Metaphors I

There are a number of metaphors that provide simple insight into the circumstances of the United States today. The mariner suggests three: tsunami, Germany in 1943, and progression analysis. Each metaphor has a slightly different cause and effect that can help understand American circumstances without using the political and economic debates followed by the media.

Most of us have seen the effect of a tsunami in the news or on one of the cable channels. The most recent tsunami is the giant wave caused by an earthquake under the North Pacific Ocean 80 miles East of Sendai, Honshu, Japan on March 11, 2011. The earthquake, 9.0 in magnitude, created a wave between twenty-three and forty feet high along the coast of Japan. The devastation was widespread, wiping out villages and a nuclear power plant.

The characteristic the mariner applies to the state of America is the behavior of the water as the wave moves to shore. An advance warning sign is a “drawback.” The tsunami draws water away from the shore and adds that volume to the wave; this drawback exposes a large expanse of shore bottom that ordinarily is underwater. Shortly thereafter, seconds to minutes later, the tsunami returns the drawback along with much more water, overrunning the shoreline bottom and crashing violently onto dry land.

The water is a metaphor for a fair and normal sharing of wealth. As the wealth is sucked from normal sharing, exposing evermore hardship to the general citizenry, the wave of wealth eventually collapses in an uncontrolled way. The collapse forms a shoreline much different from the times of previous sharing and fairness.

Consider the drawback and resulting crash to the Great Depression and, similarly, to the increasing drawback seen across the Country today. Both Government and the wealthy are running out of sources for maintaining the top-heavy wealth. The deep recession caused by the housing collapse is an example of a drawback still in progress. Many homeowners forfeited their home to foreclosure or had to sell homes at half the price they paid just eighteen months before. The missing value in all those homes was sucked into the banks and investment firms. The wealth remains there to this day. Not if, but when it collapses, there will be great thrashing about as the economy is forced to right itself. As in a tsunami, there will be casualties and there will be the burden of rebuilding the shoreline.

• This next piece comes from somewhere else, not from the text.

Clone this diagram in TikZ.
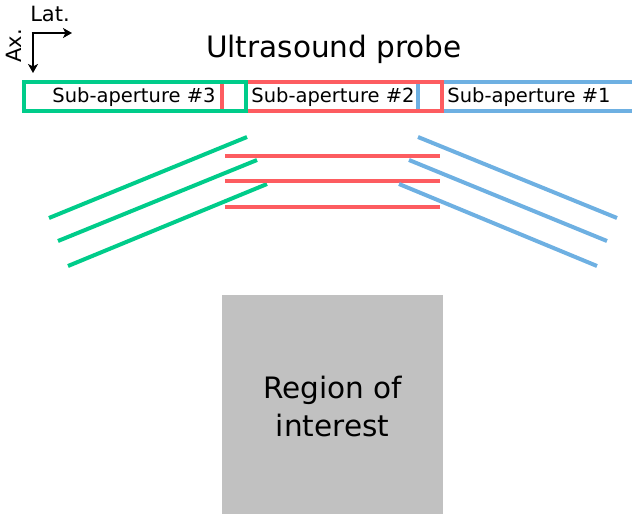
\documentclass[tikz,border=0pt]{standalone}
\usepackage{fontspec}
\setmainfont{DejaVu Sans}
\usetikzlibrary{arrows.meta}
\definecolor{cgreen}{RGB}{0,204,138}
\definecolor{cred}{RGB}{253,92,96}
\definecolor{cblue}{RGB}{110,176,226}
\definecolor{cgray}{RGB}{193,193,193}
\begin{document}
\begin{tikzpicture}[x=1pt,y=-1pt,
  apbox/.style={line width=3.5pt},
  wave/.style={line width=4pt},
  axarrow/.style={line width=2.8pt,-{Stealth[length=9pt,width=10pt,inset=2.5pt]}},
  lbl/.style={inner sep=0pt, font=\fontsize{19.5}{22}\selectfont},
  every node/.style={inner sep=0pt}]
\useasboundingbox (0,0) rectangle (632,514);
% axes
\coordinate (o) at (33,33);
\coordinate (latend) at (72,33);
\coordinate (axend) at (33,73);
\draw[axarrow] ([xshift=-1.4pt]o) -- (latend);
\draw[axarrow] (o) -- (axend);
\node[font=\fontsize{21}{24}\selectfont] (lat) at (50,14) {Lat.};
\node[font=\fontsize{21}{24}\selectfont, rotate=90] (ax) at (14,46) {Ax.};
% title
\node[font=\fontsize{29.5}{34}\selectfont] (title) at (334,49) {Ultrasound probe};
% sub-aperture boxes
\draw[apbox, cblue] (418,82) rectangle (645,111);
\draw[apbox, cred] (222,82) rectangle (442,111);
\draw[apbox, cgreen] (24,82) rectangle (246,111);
\node[lbl] (s3) at (134,97) {Sub-aperture \#3};
\node[lbl] (s2) at (333,97) {Sub-aperture \#2};
\node[lbl] (s1) at (529,97) {Sub-aperture \#1};
% plane waves
\draw[wave, cgreen] (49,218) -- (247,137);
\draw[wave, cgreen] (58,241) -- (257,160);
\draw[wave, cgreen] (68,266) -- (267,184);
\draw[wave, cred] (225,156) -- (440,156);
\draw[wave, cred] (225,181) -- (440,181);
\draw[wave, cred] (225,207) -- (440,207);
\draw[wave, cblue] (418,137) -- (617,218);
\draw[wave, cblue] (409,160) -- (607,241);
\draw[wave, cblue] (399,184) -- (597,266);
% region of interest
\fill[cgray] (222,295) rectangle (443,514);
\node[font=\fontsize{29.5}{38}\selectfont, align=center] (roi) at (332.5,406) {Region of\\interest};
\end{tikzpicture}
\end{document}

As long as the gap between the wealthy and the common citizen continues to grow, the Country is in a drawback stage.

 

The second metaphor is the state of society in Germany in 1943. As the momentum of the war swings away from the Germans toward the Allied Forces, the German society begins to deteriorate economically and morally. Inflation soars because of the incessant bombing that destroys factories, homes and food supply. Morality is reduced to hoarding, a rising appetite for pornography and illicit vices of every kind. The following quote is from     Remembering the White Rose: German Assessments, 1943-1993″ by Professor Harold Marcuse:

“It took two full years before the utmost exertion of the Allies broke the physical and moral strictures and allowed a “new dawn” to emerge. Even the last-gasp attempt of military circles to assassinate Hitler and install a new government on 20 July 1944 met with dismal failure and found no echo in the German public sphere.”

The public remained silent and loyal to the existing culture and offered no public resistance to the failing conditions. There was a price for this attitude: one begins to live in the moment, sensing tomorrow may not come. One may develop an existential desire to experience the joys of life, no matter how decadent. It is a dark time in Germany. In an unnatural way, the Allied Forces did what a tsunami metaphor would do; the invasion ended quite abruptly a failed social culture. For the many of the readers that have seen the movie Cabaret, the opening scenes capture the atmosphere of German society at that time – if one were fortunate enough to have a job.

The metaphor taken from the German situation is that the citizenry accepted the current state of affairs even as they knew their society was failing. In the United States, even as the number of poor and underpaid continues to grow, and the citizen knows the government is crumbling, no resistance is offered to change the status quo.